Stated goal
Give the listing again character for character, but drop the images.

Data shown
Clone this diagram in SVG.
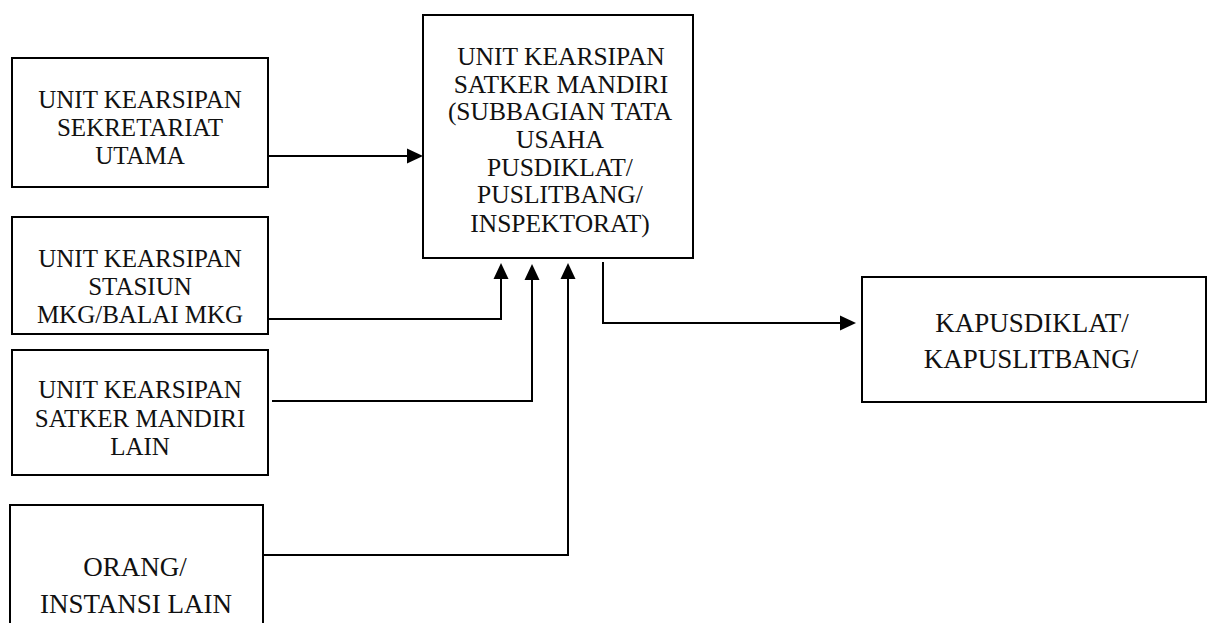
<svg xmlns="http://www.w3.org/2000/svg" width="1212" height="623" viewBox="0 0 1212 623">
  <defs>
    <style>
      .box { fill: #ffffff; stroke: #000000; stroke-width: 2; }
      .lbl { font-family: "Liberation Serif", "Times New Roman", serif; font-size: 25px; fill: #111111; text-anchor: middle; }
      .ctr { font-size: 25.5px; }
      .big { font-size: 27px; }
      .wire { fill: none; stroke: #000000; stroke-width: 2; marker-end: url(#head); }
    </style>
    <marker id="head" markerUnits="userSpaceOnUse" markerWidth="17" markerHeight="16" refX="14" refY="8" orient="auto">
      <path d="M0,0.5 L16,8 L0,15.5 Z" fill="#000000"/>
    </marker>
  </defs>

  <rect width="1212" height="623" fill="#ffffff"/>

  <!-- sources on the left -->
  <g id="sekretariat">
    <rect class="box" x="12" y="58" width="256" height="129"/>
    <text class="lbl" x="140" y="108">UNIT KEARSIPAN</text>
    <text class="lbl" x="140" y="136">SEKRETARIAT</text>
    <text class="lbl" x="140" y="164">UTAMA</text>
  </g>

  <g id="stasiun">
    <rect class="box" x="12" y="217" width="256" height="117"/>
    <text class="lbl" x="140" y="267">UNIT KEARSIPAN</text>
    <text class="lbl" x="140" y="295">STASIUN</text>
    <text class="lbl" x="140" y="323">MKG/BALAI MKG</text>
  </g>

  <g id="satker-lain">
    <rect class="box" x="12" y="350" width="256" height="125"/>
    <text class="lbl" x="140" y="398">UNIT KEARSIPAN</text>
    <text class="lbl" x="140" y="427">SATKER MANDIRI</text>
    <text class="lbl" x="140" y="455">LAIN</text>
  </g>

  <g id="instansi-lain">
    <rect class="box" x="10" y="505" width="253" height="140"/>
    <text class="lbl big" x="135" y="576">ORANG/</text>
    <text class="lbl big" x="136" y="613">INSTANSI LAIN</text>
  </g>

  <!-- central archive unit -->
  <g id="satker-mandiri">
    <rect class="box" x="423" y="15" width="270" height="243"/>
    <text class="lbl ctr" x="561" y="65">UNIT KEARSIPAN</text>
    <text class="lbl ctr" x="561" y="93">SATKER MANDIRI</text>
    <text class="lbl ctr" x="560" y="120">(SUBBAGIAN TATA</text>
    <text class="lbl ctr" x="560" y="148">USAHA</text>
    <text class="lbl ctr" x="560" y="176">PUSDIKLAT/</text>
    <text class="lbl ctr" x="560" y="203">PUSLITBANG/</text>
    <text class="lbl ctr" x="560" y="232">INSPEKTORAT)</text>
  </g>

  <!-- head of centre -->
  <g id="kapus">
    <rect class="box" x="862" y="277" width="344" height="125"/>
    <text class="lbl big" x="1032" y="332">KAPUSDIKLAT/</text>
    <text class="lbl big" x="1031" y="368">KAPUSLITBANG/</text>
  </g>

  <!-- connectors -->
  <g id="connectors">
    <path class="wire" d="M268,156 H421"/>
    <path class="wire" d="M268,319 H501 V265"/>
    <path class="wire" d="M272,401 H532 V266"/>
    <path class="wire" d="M263,555 H568 V265"/>
    <path class="wire" d="M603,262 V323 H854"/>
  </g>
</svg>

Final result
Clone this diagram in SVG.
<svg xmlns="http://www.w3.org/2000/svg" width="1212" height="623" viewBox="0 0 1212 623">
  <defs>
    <style>
      .box { fill: #ffffff; stroke: #000000; stroke-width: 2; }
      .lbl { font-family: "Liberation Serif", "Times New Roman", serif; font-size: 25px; fill: #111111; text-anchor: middle; }
      .ctr { font-size: 25.5px; }
      .big { font-size: 27px; }
      .wire { fill: none; stroke: #000000; stroke-width: 2; marker-end: url(#head); }
    </style>
    <marker id="head" markerUnits="userSpaceOnUse" markerWidth="17" markerHeight="16" refX="14" refY="8" orient="auto">
      <path d="M0,0.5 L16,8 L0,15.5 Z" fill="#000000"/>
    </marker>
  </defs>

  <rect width="1212" height="623" fill="#ffffff"/>

  <!-- sources on the left -->
  <g id="sekretariat">
    <rect class="box" x="12" y="58" width="256" height="129"/>
    <text class="lbl" x="140" y="108">UNIT KEARSIPAN</text>
    <text class="lbl" x="140" y="136">SEKRETARIAT</text>
    <text class="lbl" x="140" y="164">UTAMA</text>
  </g>

  <g id="stasiun">
    <rect class="box" x="12" y="217" width="256" height="117"/>
    <text class="lbl" x="140" y="267">UNIT KEARSIPAN</text>
    <text class="lbl" x="140" y="295">STASIUN</text>
    <text class="lbl" x="140" y="323">MKG/BALAI MKG</text>
  </g>

  <g id="satker-lain">
    <rect class="box" x="12" y="350" width="256" height="125"/>
    <text class="lbl" x="140" y="398">UNIT KEARSIPAN</text>
    <text class="lbl" x="140" y="427">SATKER MANDIRI</text>
    <text class="lbl" x="140" y="455">LAIN</text>
  </g>

  <g id="instansi-lain">
    <rect class="box" x="10" y="505" width="253" height="140"/>
    <text class="lbl big" x="135" y="576">ORANG/</text>
    <text class="lbl big" x="136" y="613">INSTANSI LAIN</text>
  </g>

  <!-- central archive unit -->
  <g id="satker-mandiri">
    <rect class="box" x="423" y="15" width="270" height="243"/>
    <text class="lbl ctr" x="561" y="65">UNIT KEARSIPAN</text>
    <text class="lbl ctr" x="561" y="93">SATKER MANDIRI</text>
    <text class="lbl ctr" x="560" y="120">(SUBBAGIAN TATA</text>
    <text class="lbl ctr" x="560" y="148">USAHA</text>
    <text class="lbl ctr" x="560" y="176">PUSDIKLAT/</text>
    <text class="lbl ctr" x="560" y="203">PUSLITBANG/</text>
    <text class="lbl ctr" x="560" y="232">INSPEKTORAT)</text>
  </g>

  <!-- head of centre -->
  <g id="kapus">
    <rect class="box" x="862" y="277" width="344" height="125"/>
    <text class="lbl big" x="1032" y="332">KAPUSDIKLAT/</text>
    <text class="lbl big" x="1031" y="368">KAPUSLITBANG/</text>
  </g>

  <!-- connectors -->
  <g id="connectors">
    <path class="wire" d="M268,156 H421"/>
    <path class="wire" d="M268,319 H501 V265"/>
    <path class="wire" d="M272,401 H532 V266"/>
    <path class="wire" d="M263,555 H568 V265"/>
    <path class="wire" d="M603,262 V323 H854"/>
  </g>
</svg>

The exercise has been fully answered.